25 yıl önce, bir pazartesi günü ABD borsaları tarihi bir zirveye ulaşmıştı. Ancak bu zirve, teknoloji endeksi Nasdaq’ın takip eden iki yıl boyunca ulaşamayacağı bir seviyeye işaret ediyordu. Nasdaq Bileşik Endeksi'nde yaşanan %77’lik düşüş, o dönemdeki teknoloji hisselerinin tüm kazanımlarını silmişti. Bu olay, dotcom balonu olarak anılıyor ve günümüzde benzer bir coşku ile körlemesine açgözlülük, bu dönemi yeniden hatırlatıyor. 1990'ların sonunda kârı olmayan internet şirketlerine yapılan çılgın yatırımlar, ardından gelen borsa çöküşüyle yatırımcıların büyük kayıplar yaşamasına yol açmıştı.
Financial Times’ın haberine göre, 2000 Mart ayında insanlar ne söylediğine bakıldığında, o dönüm noktasının tespit edilmesinin beklenenden daha zor olduğu ortaya çıkıyor. O dönemde düzenleyici kurumlar, önyargılı yatırımlara ve dayanağı olmayan iş planlarına karşı uyarılarda bulunmuştu. Ancak yine de birçok kişi, Nasdaq’ın olağanüstü yükseldiği dönem hakkında iyimser açıklamalar yapıyordu. Aynı durumu bugün de gözlemlemek mümkün. S&P 500, birkaç hafta önce rekor kırmışken, küresel piyasalar Trump’ın tarifeleri etrafında kargaşa içinde ve bazı ekonomik göstergeler olumsuz görünüyor.

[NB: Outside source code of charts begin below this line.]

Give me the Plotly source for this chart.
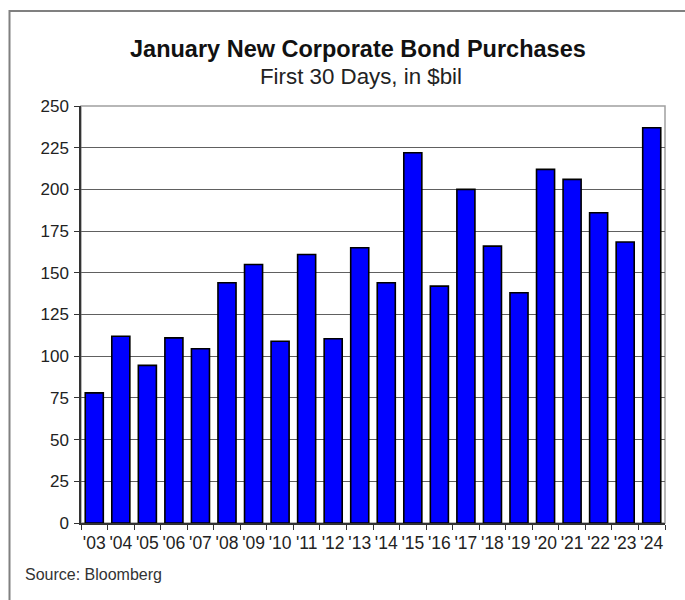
import plotly.graph_objects as go

years = ["'03", "'04", "'05", "'06", "'07", "'08", "'09", "'10", "'11", "'12", "'13",
         "'14", "'15", "'16", "'17", "'18", "'19", "'20", "'21", "'22", "'23", "'24"]
purchases = [78, 112, 94.5, 111, 104.5, 144, 155, 109, 161, 110.5, 165,
             144, 222, 142, 200, 166, 138, 212, 206, 186, 168.5, 237]
y_ticks = [0, 25, 50, 75, 100, 125, 150, 175, 200, 225, 250]

title_text = "January New Corporate Bond Purchases"
subtitle_text = "First 30 Days, in $bil"
source_text = "Source: Bloomberg"

W, H = 685, 600
L, R, T, B = 81, 665, 106, 523  # plot area in px


def px_x(x):
    return (x - L) / (R - L)


def px_y(y):
    return (B - y) / (B - T)


FONT = "Liberation Sans, Arial, sans-serif"

fig = go.Figure()
fig.add_trace(go.Bar(
    x=years, y=purchases,
    marker=dict(color="#0000FF", line=dict(color="#000000", width=1.6)),
))

fig.update_layout(
    width=W, height=H,
    margin=dict(l=L, r=W - R, t=T, b=H - B, pad=0),
    paper_bgcolor="white", plot_bgcolor="white",
    bargap=0.32,
    showlegend=False,
    font=dict(family=FONT, color="#222"),
    xaxis=dict(
        type="category", showgrid=False, showline=True, linecolor="#333", linewidth=1.5,
        ticks="outside", tickson="boundaries", ticklen=5, tickcolor="#333", tickwidth=1,
        tickangle=0,
        tickfont=dict(size=17.5, family=FONT, color="#222"), ticklabelstandoff=3,
    ),
    yaxis=dict(
        range=[0, 250], tickvals=y_ticks, showgrid=True, gridcolor="#606060", gridwidth=1,
        showline=True, linecolor="#333", linewidth=1.5, zeroline=False,
        ticks="outside", ticklen=5, tickcolor="#333", tickwidth=1,
        tickfont=dict(size=17, family=FONT, color="#222"), ticklabelstandoff=2,
    ),
    shapes=[
        dict(type="rect", xref="paper", yref="paper", x0=0, x1=1, y0=0, y1=1,
             line=dict(color="#a0a0a0", width=1.5), layer="below"),
        dict(type="rect", xref="paper", yref="paper",
             x0=px_x(9.5), x1=px_x(700), y0=px_y(620), y1=px_y(11),
             line=dict(color="#808080", width=2), layer="below"),
    ],
    annotations=[
        dict(text="<b>" + title_text + "</b>", xref="paper", yref="paper",
             x=px_x(358), y=px_y(49.5), xanchor="center", yanchor="middle",
             showarrow=False, font=dict(size=23.5, family=FONT, color="#111")),
        dict(text=subtitle_text, xref="paper", yref="paper",
             x=px_x(361), y=px_y(76), xanchor="center", yanchor="middle",
             showarrow=False, font=dict(size=22.3, family=FONT, color="#222")),
        dict(text=source_text, xref="paper", yref="paper",
             x=px_x(23), y=px_y(574), xanchor="left", yanchor="middle",
             showarrow=False, font=dict(size=16, family=FONT, color="#333")),
    ],
)

fig.write_html("out.html", config={"displayModeBar": False},
               post_script="document.body.style.margin='0';")
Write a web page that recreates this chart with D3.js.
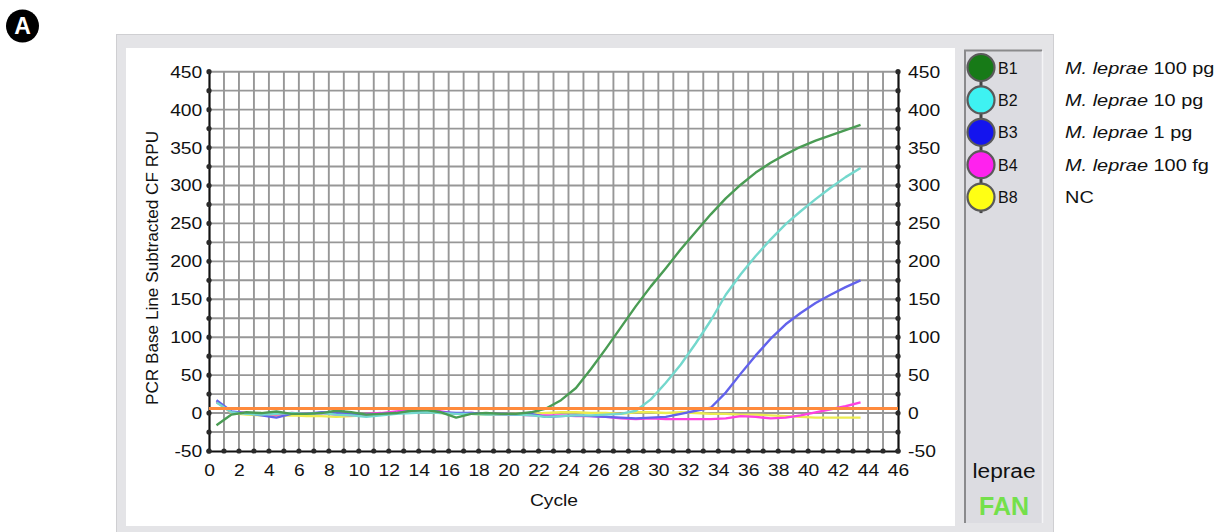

Bir diğer endişe kaynağı ise, “Muhteşem Yedili” olarak adlandırılan büyük teknoloji hisselerinin durumu. Aralık ayında zirveye ulaşan bu hisseler, şu an %12 değer kaybetmiş durumda. Yatırımcılar, yapay zeka ve veri merkezlerine yapılan milyarlarca dolarlık yatırımlara odaklanırken, bu yatırımların ne zaman büyümeye dönüşeceği konusunda soru işaretleri oluşmuş durumda.
Bazı uzun vadeli yatırımcılar, ABD Merkez Bankası'nın (FED) 1999’da faiz artırmaya başlamasının ardından dotcom şirketlerine güven kaybı yaşanmasının, günümüzde de benzer şekilde yaşanabileceğini belirtiyor. 2000’de FED’in faiz artırımı sonucu, zarar eden girişimler ve teknoloji şirketleri zorluk yaşamıştı. 2001’de ise ABD resesyona girmişti. Ancak Financial Times yazarı Brooke Masters, günümüzle dotcom balonu arasında net bir paralellik olmadığını belirtiyor. Çünkü dotcom balonundaki şirketlerin çoğu sürdürülebilir olmayan start-up firmalarıydı, ancak günümüzdeki büyük teknoloji devleri ise kalıcı ve kârlı şirketlerden oluşuyor.
Buna rağmen, Masters, daha yüksek faiz oranlarının, şirketlerin yatırımlarını daha verimli hale getirmelerini zorunlu kılacağını ve Trump’ın tarifelerinin belirsizlik yaratabileceğini ifade ediyor. Bu durumun ise kurumsal yatırımları caydırabileceğini ve ekonomiye olan etkilerinin derin olabileceğini belirtiyor. Ayrıca Nvidia gibi teknoloji devlerinin hisse değerlerindeki dalgalanmalar da bu riskleri işaret ediyor. Nvidia’nın piyasa değerinin bir kısmının silinmesi, yapay zeka sektöründeki belirsizlikleri ortaya koyuyor.
Sonuç olarak, finansal piyasada yaşanan gelişmeler, bir yandan balon piyasası işaretleri verirken, diğer yandan yüksek faiz oranları ve ticaret belirsizliklerinin şirketlerin geleceği üzerinde baskı yaratabileceğini gösteriyor.